__REQUIREMENTS__:
Pictures in the data below are not part of the copy; transcribe everything else exactly.

__GIVEN INFORMATION__:
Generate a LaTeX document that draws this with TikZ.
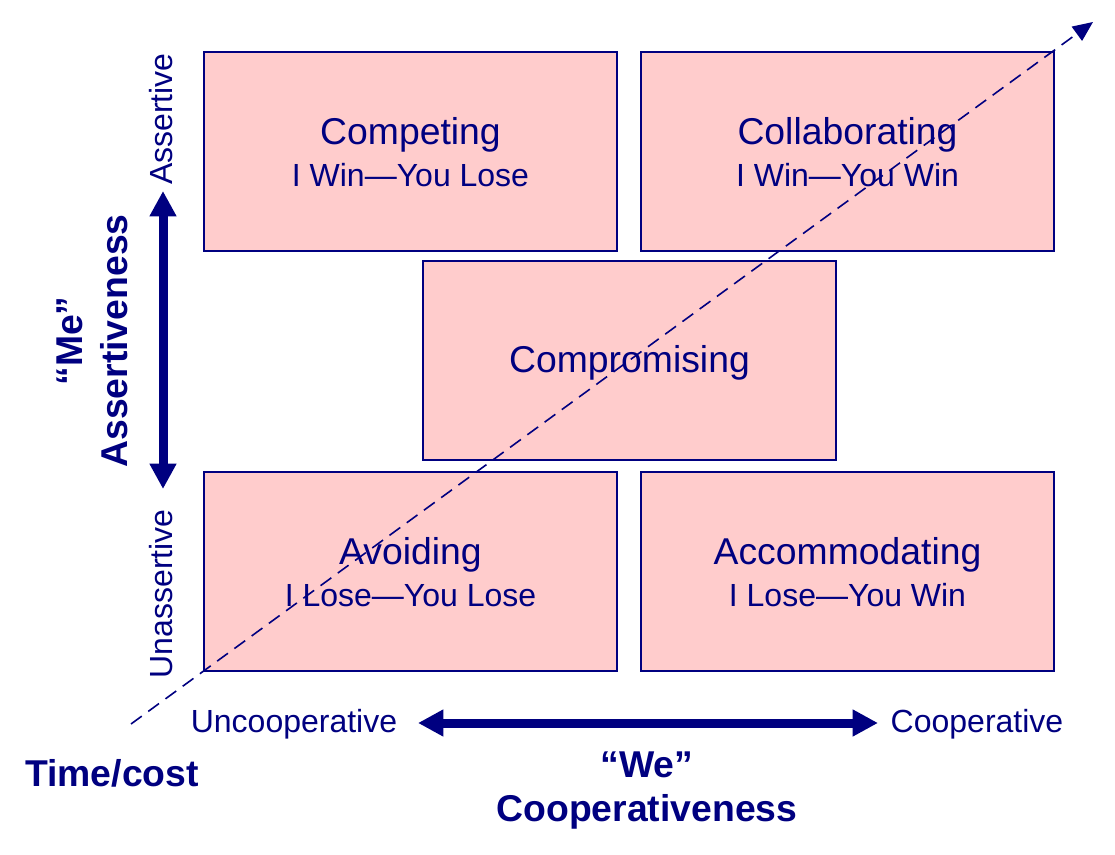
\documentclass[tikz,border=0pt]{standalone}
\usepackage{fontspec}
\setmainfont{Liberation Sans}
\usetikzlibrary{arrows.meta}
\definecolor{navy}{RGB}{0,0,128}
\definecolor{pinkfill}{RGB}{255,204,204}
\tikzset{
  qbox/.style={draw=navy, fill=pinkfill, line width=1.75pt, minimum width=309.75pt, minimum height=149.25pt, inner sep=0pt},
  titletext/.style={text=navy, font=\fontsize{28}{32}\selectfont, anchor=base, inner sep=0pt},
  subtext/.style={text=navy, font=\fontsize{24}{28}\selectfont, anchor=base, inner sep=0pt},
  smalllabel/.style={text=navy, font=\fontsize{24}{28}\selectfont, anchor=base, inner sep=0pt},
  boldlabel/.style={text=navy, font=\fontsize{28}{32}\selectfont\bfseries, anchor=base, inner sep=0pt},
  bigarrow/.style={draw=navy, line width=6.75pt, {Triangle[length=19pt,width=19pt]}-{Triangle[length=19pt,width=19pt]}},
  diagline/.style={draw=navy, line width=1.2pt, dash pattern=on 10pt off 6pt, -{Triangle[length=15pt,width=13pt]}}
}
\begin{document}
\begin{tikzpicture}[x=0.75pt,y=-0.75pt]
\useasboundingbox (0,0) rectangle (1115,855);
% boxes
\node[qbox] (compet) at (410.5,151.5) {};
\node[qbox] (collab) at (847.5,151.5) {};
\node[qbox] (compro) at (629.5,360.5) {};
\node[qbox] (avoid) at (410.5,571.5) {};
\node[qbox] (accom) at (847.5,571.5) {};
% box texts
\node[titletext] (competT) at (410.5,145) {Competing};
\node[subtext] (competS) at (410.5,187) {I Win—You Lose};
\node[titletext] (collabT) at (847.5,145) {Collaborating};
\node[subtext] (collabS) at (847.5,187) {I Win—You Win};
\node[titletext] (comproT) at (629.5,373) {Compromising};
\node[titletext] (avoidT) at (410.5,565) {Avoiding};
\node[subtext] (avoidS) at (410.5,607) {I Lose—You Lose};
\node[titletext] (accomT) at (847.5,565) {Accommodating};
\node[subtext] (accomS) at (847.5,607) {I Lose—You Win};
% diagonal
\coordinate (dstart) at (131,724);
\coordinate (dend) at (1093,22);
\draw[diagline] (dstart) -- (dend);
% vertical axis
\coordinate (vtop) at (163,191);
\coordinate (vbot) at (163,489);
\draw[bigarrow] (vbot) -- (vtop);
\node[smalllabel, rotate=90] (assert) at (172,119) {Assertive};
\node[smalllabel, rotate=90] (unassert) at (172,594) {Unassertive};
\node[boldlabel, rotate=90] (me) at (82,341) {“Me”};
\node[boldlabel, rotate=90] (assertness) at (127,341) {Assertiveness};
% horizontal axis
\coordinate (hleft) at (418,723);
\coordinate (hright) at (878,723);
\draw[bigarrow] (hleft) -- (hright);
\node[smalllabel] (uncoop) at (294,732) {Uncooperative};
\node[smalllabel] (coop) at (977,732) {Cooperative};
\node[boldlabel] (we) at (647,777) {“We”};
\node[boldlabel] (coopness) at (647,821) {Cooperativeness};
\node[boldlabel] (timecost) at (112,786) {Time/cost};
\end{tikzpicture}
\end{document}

__TASK OUTPUT__:
Generate a LaTeX document that draws this with TikZ.
\documentclass[tikz,border=0pt]{standalone}
\usepackage{fontspec}
\setmainfont{Liberation Sans}
\usetikzlibrary{arrows.meta}
\definecolor{navy}{RGB}{0,0,128}
\definecolor{pinkfill}{RGB}{255,204,204}
\tikzset{
  qbox/.style={draw=navy, fill=pinkfill, line width=1.75pt, minimum width=309.75pt, minimum height=149.25pt, inner sep=0pt},
  titletext/.style={text=navy, font=\fontsize{28}{32}\selectfont, anchor=base, inner sep=0pt},
  subtext/.style={text=navy, font=\fontsize{24}{28}\selectfont, anchor=base, inner sep=0pt},
  smalllabel/.style={text=navy, font=\fontsize{24}{28}\selectfont, anchor=base, inner sep=0pt},
  boldlabel/.style={text=navy, font=\fontsize{28}{32}\selectfont\bfseries, anchor=base, inner sep=0pt},
  bigarrow/.style={draw=navy, line width=6.75pt, {Triangle[length=19pt,width=19pt]}-{Triangle[length=19pt,width=19pt]}},
  diagline/.style={draw=navy, line width=1.2pt, dash pattern=on 10pt off 6pt, -{Triangle[length=15pt,width=13pt]}}
}
\begin{document}
\begin{tikzpicture}[x=0.75pt,y=-0.75pt]
\useasboundingbox (0,0) rectangle (1115,855);
% boxes
\node[qbox] (compet) at (410.5,151.5) {};
\node[qbox] (collab) at (847.5,151.5) {};
\node[qbox] (compro) at (629.5,360.5) {};
\node[qbox] (avoid) at (410.5,571.5) {};
\node[qbox] (accom) at (847.5,571.5) {};
% box texts
\node[titletext] (competT) at (410.5,145) {Competing};
\node[subtext] (competS) at (410.5,187) {I Win—You Lose};
\node[titletext] (collabT) at (847.5,145) {Collaborating};
\node[subtext] (collabS) at (847.5,187) {I Win—You Win};
\node[titletext] (comproT) at (629.5,373) {Compromising};
\node[titletext] (avoidT) at (410.5,565) {Avoiding};
\node[subtext] (avoidS) at (410.5,607) {I Lose—You Lose};
\node[titletext] (accomT) at (847.5,565) {Accommodating};
\node[subtext] (accomS) at (847.5,607) {I Lose—You Win};
% diagonal
\coordinate (dstart) at (131,724);
\coordinate (dend) at (1093,22);
\draw[diagline] (dstart) -- (dend);
% vertical axis
\coordinate (vtop) at (163,191);
\coordinate (vbot) at (163,489);
\draw[bigarrow] (vbot) -- (vtop);
\node[smalllabel, rotate=90] (assert) at (172,119) {Assertive};
\node[smalllabel, rotate=90] (unassert) at (172,594) {Unassertive};
\node[boldlabel, rotate=90] (me) at (82,341) {“Me”};
\node[boldlabel, rotate=90] (assertness) at (127,341) {Assertiveness};
% horizontal axis
\coordinate (hleft) at (418,723);
\coordinate (hright) at (878,723);
\draw[bigarrow] (hleft) -- (hright);
\node[smalllabel] (uncoop) at (294,732) {Uncooperative};
\node[smalllabel] (coop) at (977,732) {Cooperative};
\node[boldlabel] (we) at (647,777) {“We”};
\node[boldlabel] (coopness) at (647,821) {Cooperativeness};
\node[boldlabel] (timecost) at (112,786) {Time/cost};
\end{tikzpicture}
\end{document}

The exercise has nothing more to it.